→ **Given exercise**: Look at the data below and print exactly the lines from its first line through the line with "const fmt = v"; the pictures stay out of the copy.

→ **Collected material**:
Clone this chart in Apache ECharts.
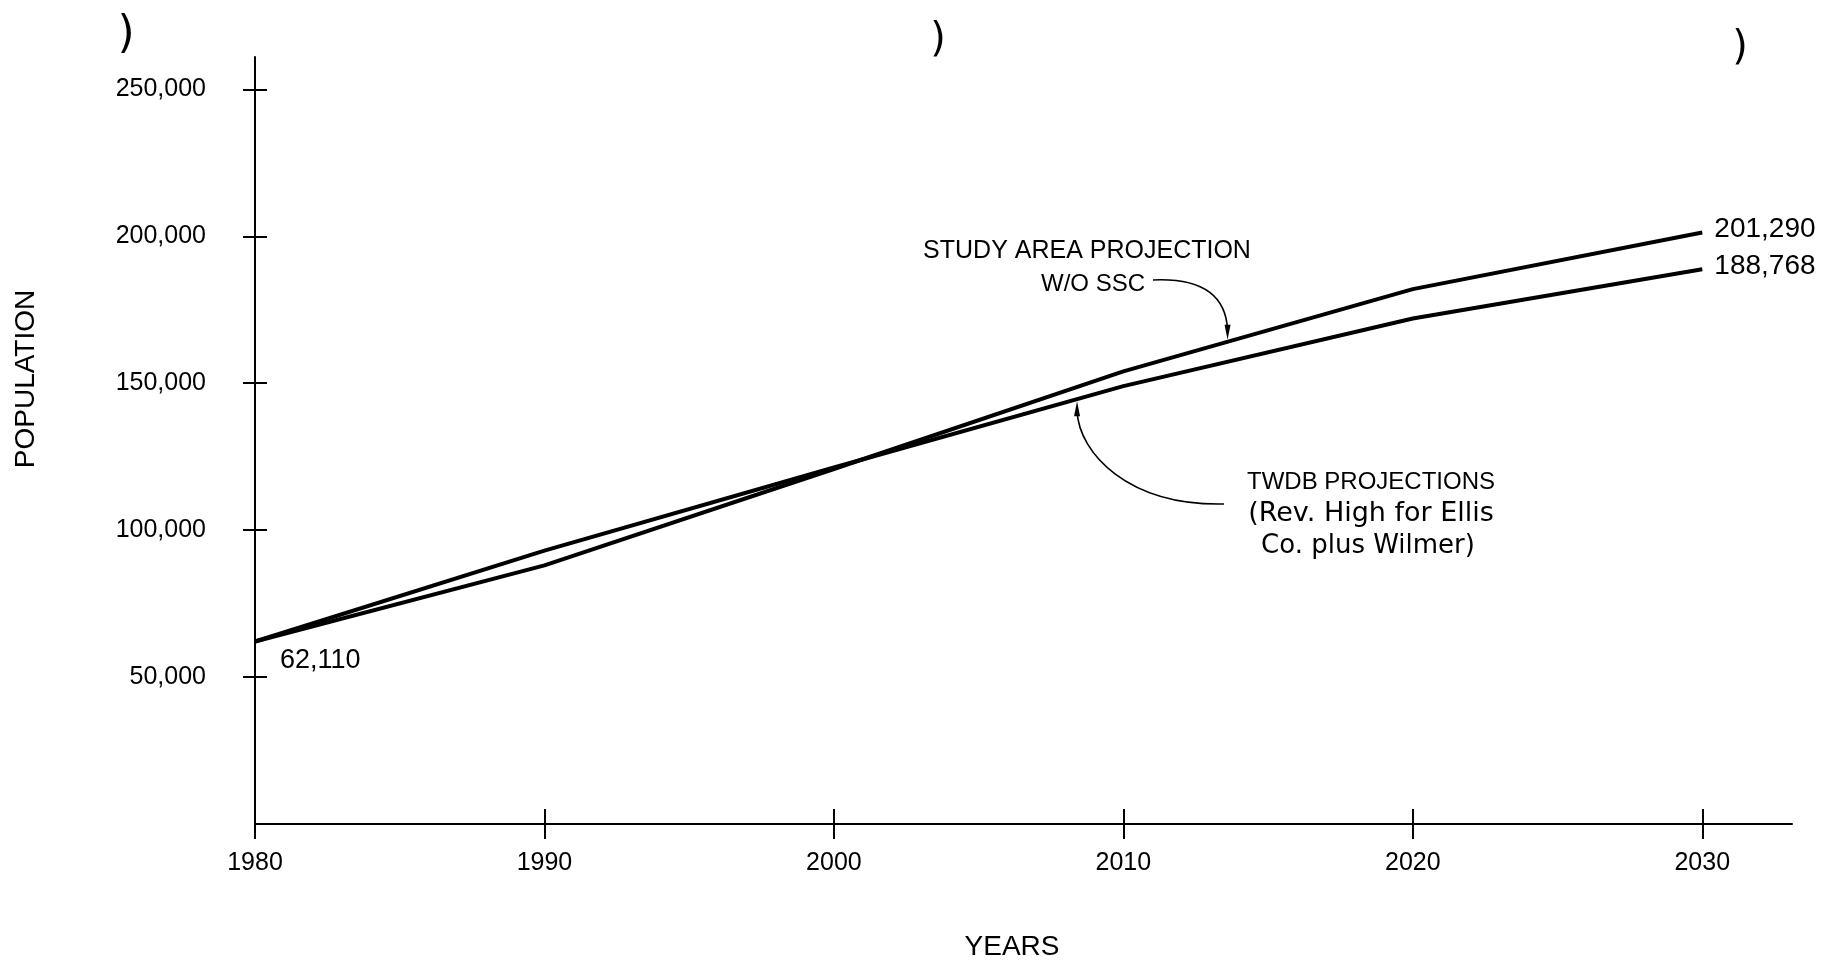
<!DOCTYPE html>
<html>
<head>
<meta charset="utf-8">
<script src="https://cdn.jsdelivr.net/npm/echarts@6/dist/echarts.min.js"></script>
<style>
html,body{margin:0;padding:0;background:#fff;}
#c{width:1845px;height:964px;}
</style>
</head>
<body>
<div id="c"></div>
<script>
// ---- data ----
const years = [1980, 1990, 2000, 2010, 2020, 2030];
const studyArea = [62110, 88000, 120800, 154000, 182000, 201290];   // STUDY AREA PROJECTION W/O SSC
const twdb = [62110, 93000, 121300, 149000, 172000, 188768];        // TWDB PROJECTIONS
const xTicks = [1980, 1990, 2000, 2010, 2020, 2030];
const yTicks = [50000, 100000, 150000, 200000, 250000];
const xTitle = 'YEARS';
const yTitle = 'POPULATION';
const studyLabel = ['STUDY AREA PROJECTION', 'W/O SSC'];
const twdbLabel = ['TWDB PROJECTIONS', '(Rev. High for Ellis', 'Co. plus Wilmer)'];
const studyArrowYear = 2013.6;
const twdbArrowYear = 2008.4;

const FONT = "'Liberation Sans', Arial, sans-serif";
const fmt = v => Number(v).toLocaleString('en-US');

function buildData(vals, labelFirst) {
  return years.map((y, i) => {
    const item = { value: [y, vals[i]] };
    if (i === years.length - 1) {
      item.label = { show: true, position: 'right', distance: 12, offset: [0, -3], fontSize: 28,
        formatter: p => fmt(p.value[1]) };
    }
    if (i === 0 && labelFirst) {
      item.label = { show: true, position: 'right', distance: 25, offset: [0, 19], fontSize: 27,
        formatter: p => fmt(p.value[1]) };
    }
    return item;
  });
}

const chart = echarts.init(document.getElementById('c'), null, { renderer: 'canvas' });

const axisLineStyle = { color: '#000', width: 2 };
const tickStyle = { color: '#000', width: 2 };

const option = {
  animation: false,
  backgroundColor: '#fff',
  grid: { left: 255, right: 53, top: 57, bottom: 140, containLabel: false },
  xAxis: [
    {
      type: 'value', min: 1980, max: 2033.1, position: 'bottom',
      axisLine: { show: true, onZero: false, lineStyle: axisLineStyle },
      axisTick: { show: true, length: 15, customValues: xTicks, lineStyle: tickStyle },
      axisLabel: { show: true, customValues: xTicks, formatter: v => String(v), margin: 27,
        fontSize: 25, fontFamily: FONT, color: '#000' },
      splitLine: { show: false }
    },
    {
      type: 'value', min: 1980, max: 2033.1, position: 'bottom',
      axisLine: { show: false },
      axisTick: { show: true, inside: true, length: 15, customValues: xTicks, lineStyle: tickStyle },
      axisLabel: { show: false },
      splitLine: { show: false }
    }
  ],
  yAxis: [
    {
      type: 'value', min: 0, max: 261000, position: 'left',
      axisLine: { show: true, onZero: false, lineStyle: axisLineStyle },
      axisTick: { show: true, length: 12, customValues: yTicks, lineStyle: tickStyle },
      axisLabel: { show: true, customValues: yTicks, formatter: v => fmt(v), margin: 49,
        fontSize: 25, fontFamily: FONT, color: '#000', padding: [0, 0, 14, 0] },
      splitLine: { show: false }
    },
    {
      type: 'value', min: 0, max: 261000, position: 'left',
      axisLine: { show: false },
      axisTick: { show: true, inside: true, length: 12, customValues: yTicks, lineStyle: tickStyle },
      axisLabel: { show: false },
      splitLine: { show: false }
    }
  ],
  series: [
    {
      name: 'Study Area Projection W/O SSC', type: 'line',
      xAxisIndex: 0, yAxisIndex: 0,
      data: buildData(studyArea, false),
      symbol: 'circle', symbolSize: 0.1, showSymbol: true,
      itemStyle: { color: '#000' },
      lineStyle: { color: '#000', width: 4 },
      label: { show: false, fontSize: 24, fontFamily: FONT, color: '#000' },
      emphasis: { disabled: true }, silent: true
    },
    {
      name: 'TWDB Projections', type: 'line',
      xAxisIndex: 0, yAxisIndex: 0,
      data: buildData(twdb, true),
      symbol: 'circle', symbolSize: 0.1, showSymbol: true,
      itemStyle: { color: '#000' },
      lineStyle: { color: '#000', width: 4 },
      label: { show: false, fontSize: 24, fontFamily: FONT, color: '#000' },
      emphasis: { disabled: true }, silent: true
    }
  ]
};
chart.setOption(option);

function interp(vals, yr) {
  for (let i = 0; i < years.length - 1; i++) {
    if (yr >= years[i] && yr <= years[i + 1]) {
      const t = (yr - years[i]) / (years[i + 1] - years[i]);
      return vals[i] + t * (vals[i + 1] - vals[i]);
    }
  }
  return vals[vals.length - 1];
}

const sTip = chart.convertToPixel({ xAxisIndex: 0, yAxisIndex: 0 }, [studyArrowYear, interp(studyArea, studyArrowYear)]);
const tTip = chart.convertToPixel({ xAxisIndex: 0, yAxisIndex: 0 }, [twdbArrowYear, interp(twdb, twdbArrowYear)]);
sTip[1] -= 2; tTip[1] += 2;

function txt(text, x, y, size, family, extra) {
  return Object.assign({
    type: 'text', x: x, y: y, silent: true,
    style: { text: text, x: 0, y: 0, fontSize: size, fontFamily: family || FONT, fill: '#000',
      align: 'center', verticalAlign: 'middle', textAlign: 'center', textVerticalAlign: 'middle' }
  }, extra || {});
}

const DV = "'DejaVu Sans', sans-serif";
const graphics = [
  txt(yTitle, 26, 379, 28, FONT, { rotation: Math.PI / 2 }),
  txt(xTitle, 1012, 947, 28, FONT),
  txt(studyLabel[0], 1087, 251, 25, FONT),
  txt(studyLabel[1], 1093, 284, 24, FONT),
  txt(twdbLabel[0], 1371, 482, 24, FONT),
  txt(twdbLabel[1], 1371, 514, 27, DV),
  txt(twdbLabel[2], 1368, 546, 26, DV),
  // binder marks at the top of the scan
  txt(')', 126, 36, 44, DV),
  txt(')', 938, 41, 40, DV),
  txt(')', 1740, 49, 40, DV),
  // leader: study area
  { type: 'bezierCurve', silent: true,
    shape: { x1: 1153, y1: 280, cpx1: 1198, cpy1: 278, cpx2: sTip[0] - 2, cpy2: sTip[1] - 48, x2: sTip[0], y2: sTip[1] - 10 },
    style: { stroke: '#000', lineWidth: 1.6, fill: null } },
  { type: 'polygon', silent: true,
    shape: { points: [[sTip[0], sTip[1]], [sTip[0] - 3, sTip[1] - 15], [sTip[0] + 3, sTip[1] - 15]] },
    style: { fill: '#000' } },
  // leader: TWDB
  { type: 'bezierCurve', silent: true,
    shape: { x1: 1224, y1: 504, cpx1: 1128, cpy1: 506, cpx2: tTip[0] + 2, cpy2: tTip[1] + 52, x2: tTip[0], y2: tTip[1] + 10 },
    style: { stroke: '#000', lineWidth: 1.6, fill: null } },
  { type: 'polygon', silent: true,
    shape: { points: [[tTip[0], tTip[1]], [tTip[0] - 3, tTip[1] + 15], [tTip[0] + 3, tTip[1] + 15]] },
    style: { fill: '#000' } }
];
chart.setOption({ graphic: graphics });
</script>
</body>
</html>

→ **The completed task**:
Clone this chart in Apache ECharts.
<!DOCTYPE html>
<html>
<head>
<meta charset="utf-8">
<script src="https://cdn.jsdelivr.net/npm/echarts@6/dist/echarts.min.js"></script>
<style>
html,body{margin:0;padding:0;background:#fff;}
#c{width:1845px;height:964px;}
</style>
</head>
<body>
<div id="c"></div>
<script>
// ---- data ----
const years = [1980, 1990, 2000, 2010, 2020, 2030];
const studyArea = [62110, 88000, 120800, 154000, 182000, 201290];   // STUDY AREA PROJECTION W/O SSC
const twdb = [62110, 93000, 121300, 149000, 172000, 188768];        // TWDB PROJECTIONS
const xTicks = [1980, 1990, 2000, 2010, 2020, 2030];
const yTicks = [50000, 100000, 150000, 200000, 250000];
const xTitle = 'YEARS';
const yTitle = 'POPULATION';
const studyLabel = ['STUDY AREA PROJECTION', 'W/O SSC'];
const twdbLabel = ['TWDB PROJECTIONS', '(Rev. High for Ellis', 'Co. plus Wilmer)'];
const studyArrowYear = 2013.6;
const twdbArrowYear = 2008.4;

const FONT = "'Liberation Sans', Arial, sans-serif";
const fmt = v => Number(v).toLocaleString('en-US');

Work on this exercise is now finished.